— Begin Data shown —
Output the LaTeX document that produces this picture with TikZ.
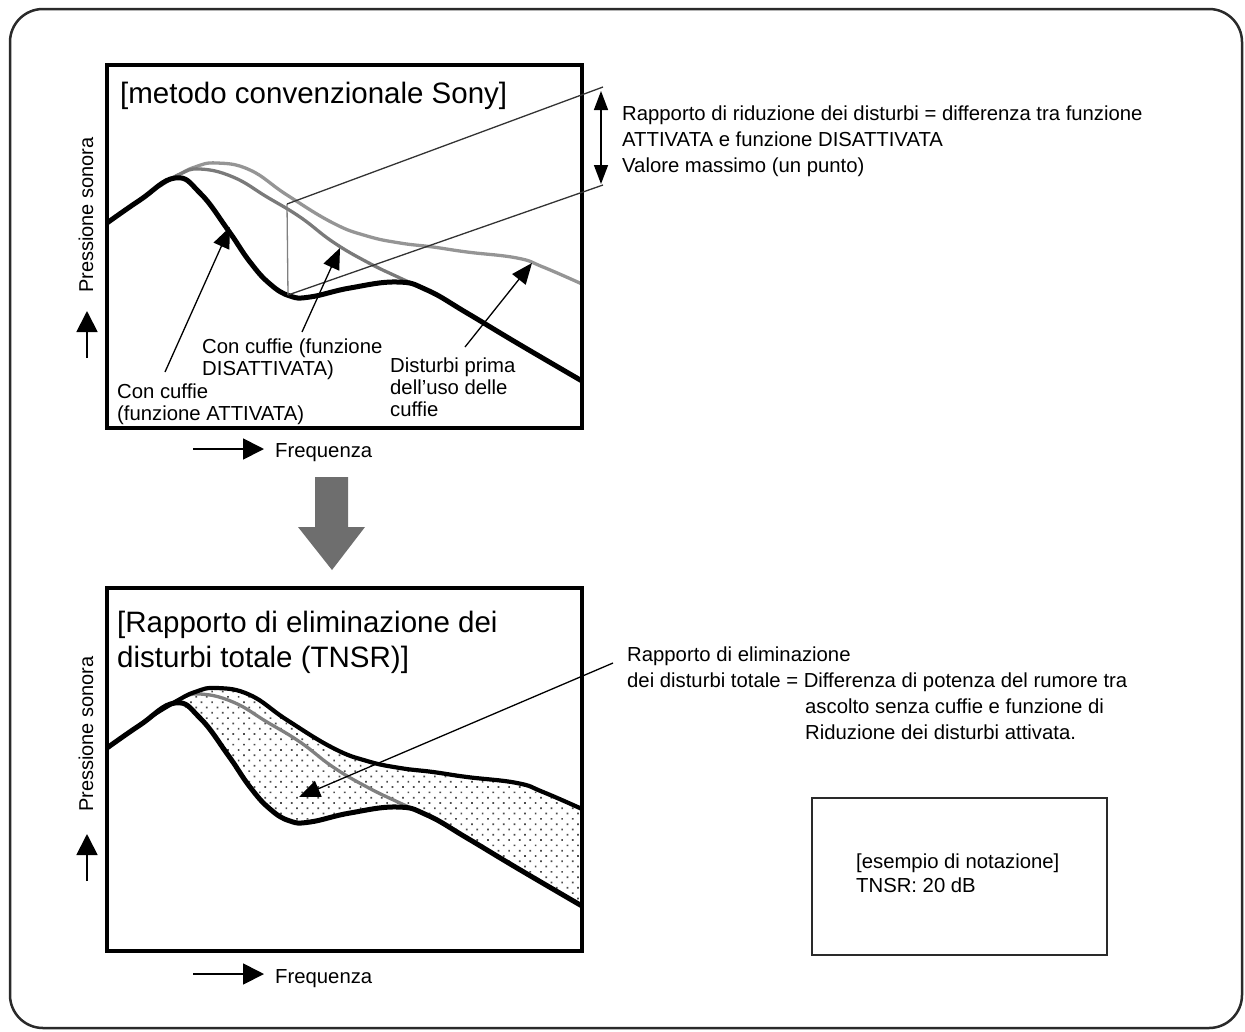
\documentclass[tikz,border=0pt]{standalone}
\usepackage{fontspec}
\setmainfont{Liberation Sans}
\usetikzlibrary{arrows.meta,patterns.meta}
\definecolor{offgray}{HTML}{7A7A7A}
\definecolor{noisegray}{HTML}{959595}
\definecolor{bigarrowgray}{HTML}{6E6E6E}
\definecolor{framegray}{HTML}{2A2A2A}
\begin{document}
\begin{tikzpicture}[x=1pt,y=-1pt,
  txt/.style={font=\fontsize{20.3}{24}\selectfont, inner sep=0pt, anchor=base west},
  ttl/.style={font=\fontsize{29.5}{35}\selectfont, inner sep=0pt, anchor=base west},
  ylab/.style={font=\fontsize{20}{24}\selectfont, inner sep=0pt, rotate=90},
  chartframe/.style={line width=4pt},
  oncurve/.style={line width=5pt, line join=round},
  offcurve/.style={line width=3.3pt, color=offgray},
  noisecurve/.style={line width=3.3pt, color=noisegray},
  ptr/.style={line width=1.3pt, -{Triangle[length=21pt,width=17pt]}},
  axarrow/.style={line width=1.8pt, -{Triangle[length=21pt,width=21pt]}},
  ann/.style={line width=1.3pt, color=black!80},
  sm/.style={smooth, tension=0.75},
]
\useasboundingbox (0,0) rectangle (1245,1031);
% outer frame
\draw[line width=2.5pt, color=framegray, rounded corners=33pt] (10,9) rectangle (1242,1028);

% ---------------- top chart ----------------
\draw[noisecurve] plot[sm] coordinates {(150,192) (175,177) (195,167) (217,163) (250,170) (287,195) (333,223) (367,236) (400,243) (433,247) (467,252) (517,258) (543,267) (582,284)};
\draw[offcurve] plot[sm] coordinates {(160,186) (180,174) (200,169) (233,177) (267,197) (300,217) (333,242) (367,262) (400,278) (433,293) (467,313) (517,343) (582,381)};
\draw[oncurve] plot[sm] coordinates {(107,223) (140,200) (175,178) (200,193) (228,230) (250,262) (270,284) (290,296) (310,297) (350,288) (397,282) (427,290) (467,313) (517,343) (582,381)};
\draw[chartframe] (107,65) rectangle (582,428);

\node[ttl] (title1) at (120,103) {[metodo convenzionale Sony]};

% annotation of max difference
\coordinate (vtop) at (287,204);
\coordinate (vbot) at (288,295);
\coordinate (dtop) at (603,87);
\coordinate (dbot) at (603,185);
\draw[line width=1.3pt, color=gray] (vtop) -- (vbot);
\draw[ann] (vtop) -- (dtop);
\draw[ann] (vbot) -- (dbot);
\coordinate (da1) at (601,91);
\coordinate (da2) at (601,184);
\draw[line width=1.5pt, {Triangle[length=19pt,width=14pt]}-{Triangle[length=19pt,width=14pt]}] (da1) -- (da2);

\node[txt] (r1) at (622,120) {Rapporto di riduzione dei disturbi = differenza tra funzione};
\node[txt] (r2) at (622,146) {ATTIVATA e funzione DISATTIVATA};
\node[txt] (r3) at (622,172) {Valore massimo (un punto)};

% pointers
\node[txt] (on1) at (117,398) {Con cuffie};
\node[txt] (on2) at (117,420) {(funzione ATTIVATA)};
\node[txt] (off1) at (202,353) {Con cuffie (funzione};
\node[txt] (off2) at (202,375) {DISATTIVATA)};
\node[txt] (nb1) at (390,372) {Disturbi prima};
\node[txt] (nb2) at (390,394) {dell'uso delle};
\node[txt] (nb3) at (390,416) {cuffie};
\coordinate (pon) at (165,372);
\coordinate (ton) at (230,227);
\coordinate (poff) at (302,332);
\coordinate (toff) at (340,248);
\coordinate (pnb) at (465,347);
\coordinate (tnb) at (532,263);
\draw[ptr] (pon) -- (ton);
\draw[ptr] (poff) -- (toff);
\draw[ptr] (pnb) -- (tnb);

% axes labels
\node[ylab] (y1) at (86,215) {Pressione sonora};
\coordinate (ya1s) at (87,358);
\coordinate (ya1e) at (87,311);
\draw[axarrow] (ya1s) -- (ya1e);
\coordinate (xa1s) at (193,449);
\coordinate (xa1e) at (264,449);
\draw[axarrow] (xa1s) -- (xa1e);
\node[txt] (fq1) at (275,457) {Frequenza};

% big down arrow
\fill[bigarrowgray] (315,477) -- (348,477) -- (348,527) -- (365,527) -- (332,570) -- (298,527) -- (315,527) -- cycle;

% ---------------- bottom chart ----------------
\begin{scope}[yshift=-525pt]
\fill[pattern={Dots[angle=45,distance=7.5pt,radius=1.2pt]}, pattern color=black!70]
  plot[sm] coordinates {(175,177) (195,167) (217,163) (250,170) (287,195) (333,223) (367,236) (400,243) (433,247) (467,252) (517,258) (543,267) (582,284)}
  -- (582,381) --
  plot[sm] coordinates {(582,381) (517,343) (467,313) (427,290) (397,282) (350,288) (310,297) (290,296) (270,284) (250,262) (228,230) (200,193) (175,178)} -- cycle;
\draw[offcurve, color=gray] plot[sm] coordinates {(160,186) (180,174) (200,169) (233,177) (267,197) (300,217) (333,242) (367,262) (400,278) (433,293) (467,313) (517,343) (582,381)};
\draw[line width=4.2pt] plot[sm] coordinates {(150,192) (175,177) (195,167) (217,163) (250,170) (287,195) (333,223) (367,236) (400,243) (433,247) (467,252) (517,258) (543,267) (582,284)};
\draw[oncurve] plot[sm] coordinates {(107,223) (140,200) (175,178) (200,193) (228,230) (250,262) (270,284) (290,296) (310,297) (350,288) (397,282) (427,290) (467,313) (517,343) (582,381)};
\end{scope}
\draw[chartframe] (107,588) rectangle (582,951);

\node[ttl] (title2a) at (117,632) {[Rapporto di eliminazione dei};
\node[ttl] (title2b) at (117,667) {disturbi totale (TNSR)]};

\coordinate (bps) at (613,663);
\coordinate (bpt) at (299,797);
\draw[ptr] (bps) -- (bpt);

\node[txt] (b1) at (627,661) {Rapporto di eliminazione};
\node[txt] (b2) at (627,687) {dei disturbi totale = Differenza di potenza del rumore tra};
\node[txt] (b3) at (805,713) {ascolto senza cuffie e funzione di};
\node[txt] (b4) at (805,739) {Riduzione dei disturbi attivata.};

\node[ylab] (y2) at (86,734) {Pressione sonora};
\coordinate (ya2s) at (87,881);
\coordinate (ya2e) at (87,834);
\draw[axarrow] (ya2s) -- (ya2e);
\coordinate (xa2s) at (193,974);
\coordinate (xa2e) at (264,974);
\draw[axarrow] (xa2s) -- (xa2e);
\node[txt] (fq2) at (275,983) {Frequenza};

% example box
\draw[line width=2pt, color=framegray] (812,798) rectangle (1107,955);
\node[txt] (ex1) at (856,868) {[esempio di notazione]};
\node[txt] (ex2) at (856,892) {TNSR: 20 dB};
\end{tikzpicture}
\end{document}
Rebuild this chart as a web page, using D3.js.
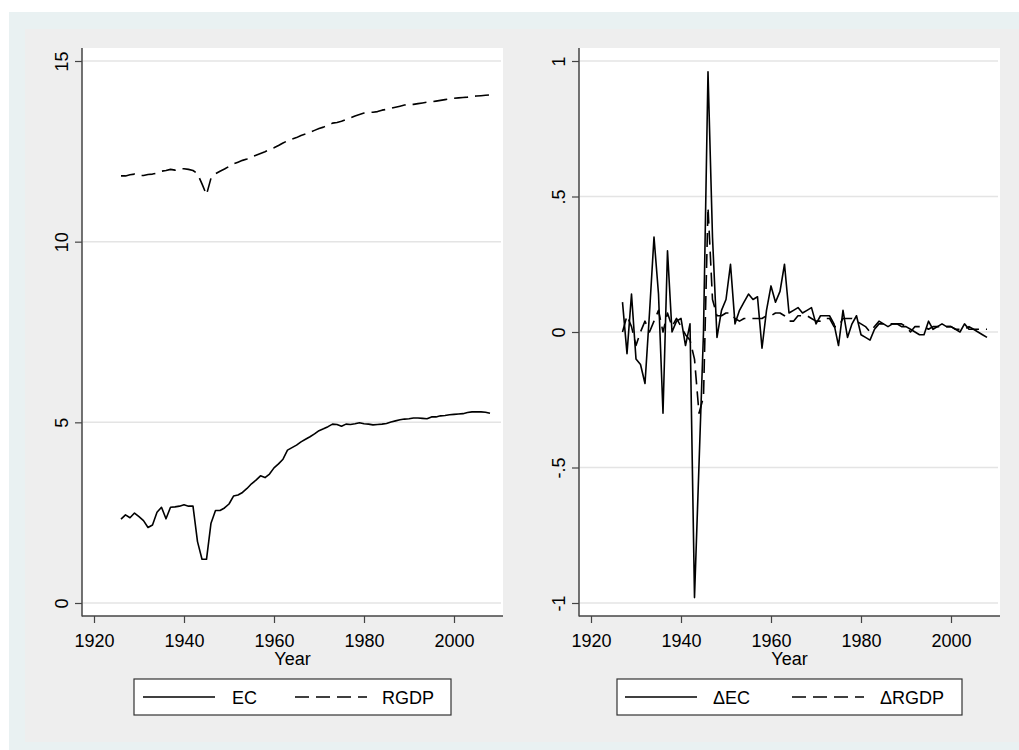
— End Data shown —
*What is required*: Give the data again exactly as written, with all pictures left out.

*The result*:
Output the LaTeX document that produces this picture with TikZ.
\documentclass[tikz,border=0pt]{standalone}
\usepackage{fontspec}
\setmainfont{Liberation Sans}
\usetikzlibrary{arrows.meta,patterns.meta}
\definecolor{offgray}{HTML}{7A7A7A}
\definecolor{noisegray}{HTML}{959595}
\definecolor{bigarrowgray}{HTML}{6E6E6E}
\definecolor{framegray}{HTML}{2A2A2A}
\begin{document}
\begin{tikzpicture}[x=1pt,y=-1pt,
  txt/.style={font=\fontsize{20.3}{24}\selectfont, inner sep=0pt, anchor=base west},
  ttl/.style={font=\fontsize{29.5}{35}\selectfont, inner sep=0pt, anchor=base west},
  ylab/.style={font=\fontsize{20}{24}\selectfont, inner sep=0pt, rotate=90},
  chartframe/.style={line width=4pt},
  oncurve/.style={line width=5pt, line join=round},
  offcurve/.style={line width=3.3pt, color=offgray},
  noisecurve/.style={line width=3.3pt, color=noisegray},
  ptr/.style={line width=1.3pt, -{Triangle[length=21pt,width=17pt]}},
  axarrow/.style={line width=1.8pt, -{Triangle[length=21pt,width=21pt]}},
  ann/.style={line width=1.3pt, color=black!80},
  sm/.style={smooth, tension=0.75},
]
\useasboundingbox (0,0) rectangle (1245,1031);
% outer frame
\draw[line width=2.5pt, color=framegray, rounded corners=33pt] (10,9) rectangle (1242,1028);

% ---------------- top chart ----------------
\draw[noisecurve] plot[sm] coordinates {(150,192) (175,177) (195,167) (217,163) (250,170) (287,195) (333,223) (367,236) (400,243) (433,247) (467,252) (517,258) (543,267) (582,284)};
\draw[offcurve] plot[sm] coordinates {(160,186) (180,174) (200,169) (233,177) (267,197) (300,217) (333,242) (367,262) (400,278) (433,293) (467,313) (517,343) (582,381)};
\draw[oncurve] plot[sm] coordinates {(107,223) (140,200) (175,178) (200,193) (228,230) (250,262) (270,284) (290,296) (310,297) (350,288) (397,282) (427,290) (467,313) (517,343) (582,381)};
\draw[chartframe] (107,65) rectangle (582,428);

\node[ttl] (title1) at (120,103) {[metodo convenzionale Sony]};

% annotation of max difference
\coordinate (vtop) at (287,204);
\coordinate (vbot) at (288,295);
\coordinate (dtop) at (603,87);
\coordinate (dbot) at (603,185);
\draw[line width=1.3pt, color=gray] (vtop) -- (vbot);
\draw[ann] (vtop) -- (dtop);
\draw[ann] (vbot) -- (dbot);
\coordinate (da1) at (601,91);
\coordinate (da2) at (601,184);
\draw[line width=1.5pt, {Triangle[length=19pt,width=14pt]}-{Triangle[length=19pt,width=14pt]}] (da1) -- (da2);

\node[txt] (r1) at (622,120) {Rapporto di riduzione dei disturbi = differenza tra funzione};
\node[txt] (r2) at (622,146) {ATTIVATA e funzione DISATTIVATA};
\node[txt] (r3) at (622,172) {Valore massimo (un punto)};

% pointers
\node[txt] (on1) at (117,398) {Con cuffie};
\node[txt] (on2) at (117,420) {(funzione ATTIVATA)};
\node[txt] (off1) at (202,353) {Con cuffie (funzione};
\node[txt] (off2) at (202,375) {DISATTIVATA)};
\node[txt] (nb1) at (390,372) {Disturbi prima};
\node[txt] (nb2) at (390,394) {dell'uso delle};
\node[txt] (nb3) at (390,416) {cuffie};
\coordinate (pon) at (165,372);
\coordinate (ton) at (230,227);
\coordinate (poff) at (302,332);
\coordinate (toff) at (340,248);
\coordinate (pnb) at (465,347);
\coordinate (tnb) at (532,263);
\draw[ptr] (pon) -- (ton);
\draw[ptr] (poff) -- (toff);
\draw[ptr] (pnb) -- (tnb);

% axes labels
\node[ylab] (y1) at (86,215) {Pressione sonora};
\coordinate (ya1s) at (87,358);
\coordinate (ya1e) at (87,311);
\draw[axarrow] (ya1s) -- (ya1e);
\coordinate (xa1s) at (193,449);
\coordinate (xa1e) at (264,449);
\draw[axarrow] (xa1s) -- (xa1e);
\node[txt] (fq1) at (275,457) {Frequenza};

% big down arrow
\fill[bigarrowgray] (315,477) -- (348,477) -- (348,527) -- (365,527) -- (332,570) -- (298,527) -- (315,527) -- cycle;

% ---------------- bottom chart ----------------
\begin{scope}[yshift=-525pt]
\fill[pattern={Dots[angle=45,distance=7.5pt,radius=1.2pt]}, pattern color=black!70]
  plot[sm] coordinates {(175,177) (195,167) (217,163) (250,170) (287,195) (333,223) (367,236) (400,243) (433,247) (467,252) (517,258) (543,267) (582,284)}
  -- (582,381) --
  plot[sm] coordinates {(582,381) (517,343) (467,313) (427,290) (397,282) (350,288) (310,297) (290,296) (270,284) (250,262) (228,230) (200,193) (175,178)} -- cycle;
\draw[offcurve, color=gray] plot[sm] coordinates {(160,186) (180,174) (200,169) (233,177) (267,197) (300,217) (333,242) (367,262) (400,278) (433,293) (467,313) (517,343) (582,381)};
\draw[line width=4.2pt] plot[sm] coordinates {(150,192) (175,177) (195,167) (217,163) (250,170) (287,195) (333,223) (367,236) (400,243) (433,247) (467,252) (517,258) (543,267) (582,284)};
\draw[oncurve] plot[sm] coordinates {(107,223) (140,200) (175,178) (200,193) (228,230) (250,262) (270,284) (290,296) (310,297) (350,288) (397,282) (427,290) (467,313) (517,343) (582,381)};
\end{scope}
\draw[chartframe] (107,588) rectangle (582,951);

\node[ttl] (title2a) at (117,632) {[Rapporto di eliminazione dei};
\node[ttl] (title2b) at (117,667) {disturbi totale (TNSR)]};

\coordinate (bps) at (613,663);
\coordinate (bpt) at (299,797);
\draw[ptr] (bps) -- (bpt);

\node[txt] (b1) at (627,661) {Rapporto di eliminazione};
\node[txt] (b2) at (627,687) {dei disturbi totale = Differenza di potenza del rumore tra};
\node[txt] (b3) at (805,713) {ascolto senza cuffie e funzione di};
\node[txt] (b4) at (805,739) {Riduzione dei disturbi attivata.};

\node[ylab] (y2) at (86,734) {Pressione sonora};
\coordinate (ya2s) at (87,881);
\coordinate (ya2e) at (87,834);
\draw[axarrow] (ya2s) -- (ya2e);
\coordinate (xa2s) at (193,974);
\coordinate (xa2e) at (264,974);
\draw[axarrow] (xa2s) -- (xa2e);
\node[txt] (fq2) at (275,983) {Frequenza};

% example box
\draw[line width=2pt, color=framegray] (812,798) rectangle (1107,955);
\node[txt] (ex1) at (856,868) {[esempio di notazione]};
\node[txt] (ex2) at (856,892) {TNSR: 20 dB};
\end{tikzpicture}
\end{document}
Rebuild this chart as a web page, using D3.js.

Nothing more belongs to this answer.